### EXERCISE TASK:
Each line of the material must be repeated precisely, with the pictures left out.
***** SOURCE MATERIAL
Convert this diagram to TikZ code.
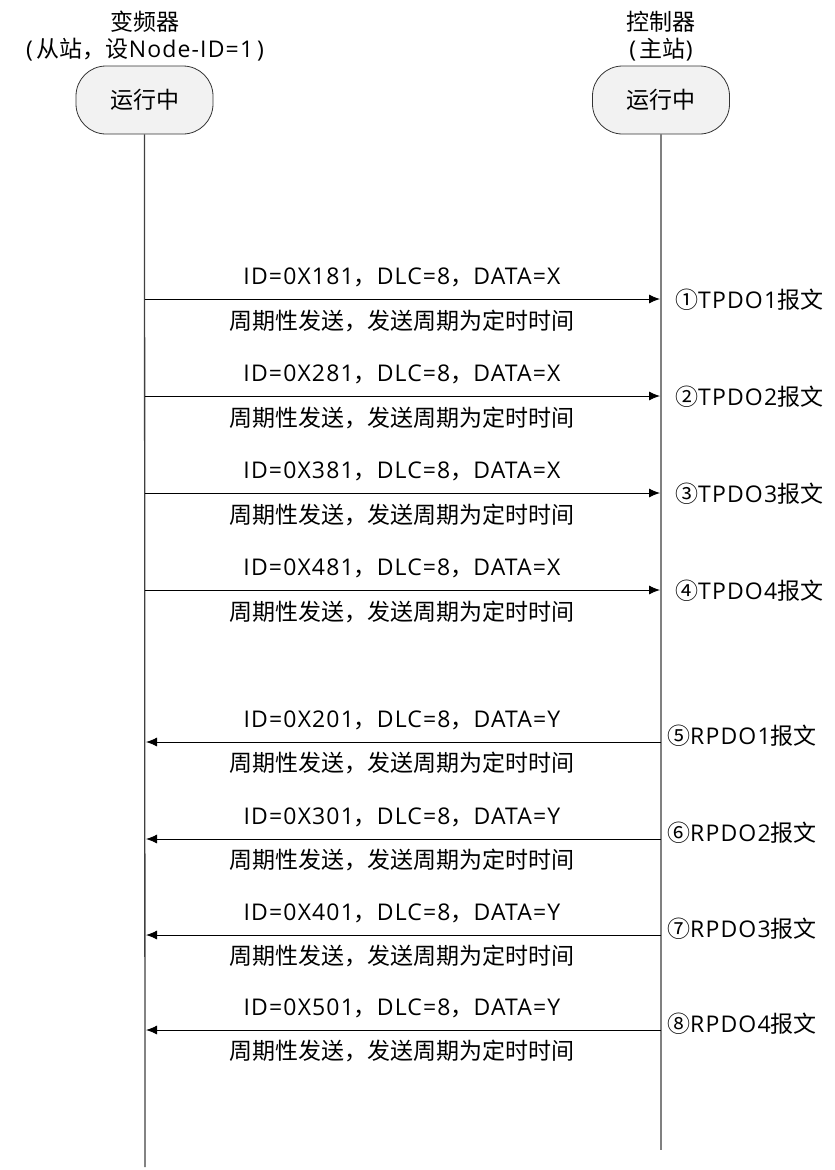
\documentclass[tikz,border=0pt]{standalone}
\usepackage{fontspec}
\setmainfont{Open Sans}[LetterSpace=5]
\newfontfamily\cjk{Noto Sans CJK SC}
\usetikzlibrary{arrows.meta}
\definecolor{boxfill}{HTML}{F2F2F2}
\definecolor{lifegray}{HTML}{808080}
\tikzset{
  txt/.style={font=\fontsize{23}{26}\selectfont, inner sep=0pt, text=black},
  statebox/.style={draw=black!80, fill=boxfill, rounded corners=30pt, minimum width=137pt, minimum height=68pt, line width=0.8pt, font=\fontsize{23}{26}\selectfont},
  lifeline/.style={draw=lifegray, line width=1.3pt},
  msg/.style={draw=black, line width=0.9pt, -{Latex[length=11pt,width=9pt]}},
}
\begin{document}
\begin{tikzpicture}[x=1pt,y=-1pt]
\useasboundingbox (0,0) rectangle (835,1170);
% headers
\node[txt] (lt1) at (145,22) {\cjk 变频器};
\node[txt] (lt2) at (145,50) {(\,{\cjk 从站，设}Node-ID=1\,)};
\node[txt] (rt1) at (661,22) {\cjk 控制器};
\node[txt] (rt2) at (661,50) {(\,{\cjk 主站})};
% state boxes
\node[statebox] (lbox) at (144.5,100) {\cjk 运行中};
\node[statebox] (rbox) at (661,100) {\cjk 运行中};
% lifelines
\coordinate (lend) at (145,1167);
\coordinate (rend) at (661,1150);
\draw[lifeline, draw=black!75] (lbox.south) -- (lend);
\draw[lifeline] (rbox.south) -- (rend);
% TPDO messages
\foreach \y/\id/\num/\k/\n in {299/181/①/1/1, 396/281/②/2/2, 493/381/③/3/3, 590/481/④/4/4}{
  \coordinate (ts\n) at (145,\y);
  \coordinate (te\n) at (660,\y);
  \draw[msg] (ts\n) -- (te\n);
  \node[txt] (tu\n) at (402,\y-22) {ID=0X\id{\cjk ，}DLC=8{\cjk ，}DATA=X};
  \node[txt] (tb\n) at (402,\y+22) {\cjk 周期性发送，发送周期为定时时间};
  \node[txt, anchor=west] (tl\n) at (675,\y+1) {{\cjk \num}TPDO\k{\cjk 报文}};
}
% RPDO messages
\foreach \y/\id/\num/\k/\n in {742/201/⑤/1/5, 839/301/⑥/2/6, 935/401/⑦/3/7, 1030/501/⑧/4/8}{
  \coordinate (rs\n) at (661,\y);
  \coordinate (re\n) at (146,\y);
  \draw[msg] (rs\n) -- (re\n);
  \node[txt] (ru\n) at (402,\y-22) {ID=0X\id{\cjk ，}DLC=8{\cjk ，}DATA=Y};
  \node[txt] (rb\n) at (402,\y+21) {\cjk 周期性发送，发送周期为定时时间};
  \node[txt, anchor=west] (rl\n) at (667,\y-6) {{\cjk \num}RPDO\k{\cjk 报文}};
}
\end{tikzpicture}
\end{document}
**********
### EXERCISE SOLUTION:
Convert this diagram to TikZ code.
\documentclass[tikz,border=0pt]{standalone}
\usepackage{fontspec}
\setmainfont{Open Sans}[LetterSpace=5]
\newfontfamily\cjk{Noto Sans CJK SC}
\usetikzlibrary{arrows.meta}
\definecolor{boxfill}{HTML}{F2F2F2}
\definecolor{lifegray}{HTML}{808080}
\tikzset{
  txt/.style={font=\fontsize{23}{26}\selectfont, inner sep=0pt, text=black},
  statebox/.style={draw=black!80, fill=boxfill, rounded corners=30pt, minimum width=137pt, minimum height=68pt, line width=0.8pt, font=\fontsize{23}{26}\selectfont},
  lifeline/.style={draw=lifegray, line width=1.3pt},
  msg/.style={draw=black, line width=0.9pt, -{Latex[length=11pt,width=9pt]}},
}
\begin{document}
\begin{tikzpicture}[x=1pt,y=-1pt]
\useasboundingbox (0,0) rectangle (835,1170);
% headers
\node[txt] (lt1) at (145,22) {\cjk 变频器};
\node[txt] (lt2) at (145,50) {(\,{\cjk 从站，设}Node-ID=1\,)};
\node[txt] (rt1) at (661,22) {\cjk 控制器};
\node[txt] (rt2) at (661,50) {(\,{\cjk 主站})};
% state boxes
\node[statebox] (lbox) at (144.5,100) {\cjk 运行中};
\node[statebox] (rbox) at (661,100) {\cjk 运行中};
% lifelines
\coordinate (lend) at (145,1167);
\coordinate (rend) at (661,1150);
\draw[lifeline, draw=black!75] (lbox.south) -- (lend);
\draw[lifeline] (rbox.south) -- (rend);
% TPDO messages
\foreach \y/\id/\num/\k/\n in {299/181/①/1/1, 396/281/②/2/2, 493/381/③/3/3, 590/481/④/4/4}{
  \coordinate (ts\n) at (145,\y);
  \coordinate (te\n) at (660,\y);
  \draw[msg] (ts\n) -- (te\n);
  \node[txt] (tu\n) at (402,\y-22) {ID=0X\id{\cjk ，}DLC=8{\cjk ，}DATA=X};
  \node[txt] (tb\n) at (402,\y+22) {\cjk 周期性发送，发送周期为定时时间};
  \node[txt, anchor=west] (tl\n) at (675,\y+1) {{\cjk \num}TPDO\k{\cjk 报文}};
}
% RPDO messages
\foreach \y/\id/\num/\k/\n in {742/201/⑤/1/5, 839/301/⑥/2/6, 935/401/⑦/3/7, 1030/501/⑧/4/8}{
  \coordinate (rs\n) at (661,\y);
  \coordinate (re\n) at (146,\y);
  \draw[msg] (rs\n) -- (re\n);
  \node[txt] (ru\n) at (402,\y-22) {ID=0X\id{\cjk ，}DLC=8{\cjk ，}DATA=Y};
  \node[txt] (rb\n) at (402,\y+21) {\cjk 周期性发送，发送周期为定时时间};
  \node[txt, anchor=west] (rl\n) at (667,\y-6) {{\cjk \num}RPDO\k{\cjk 报文}};
}
\end{tikzpicture}
\end{document}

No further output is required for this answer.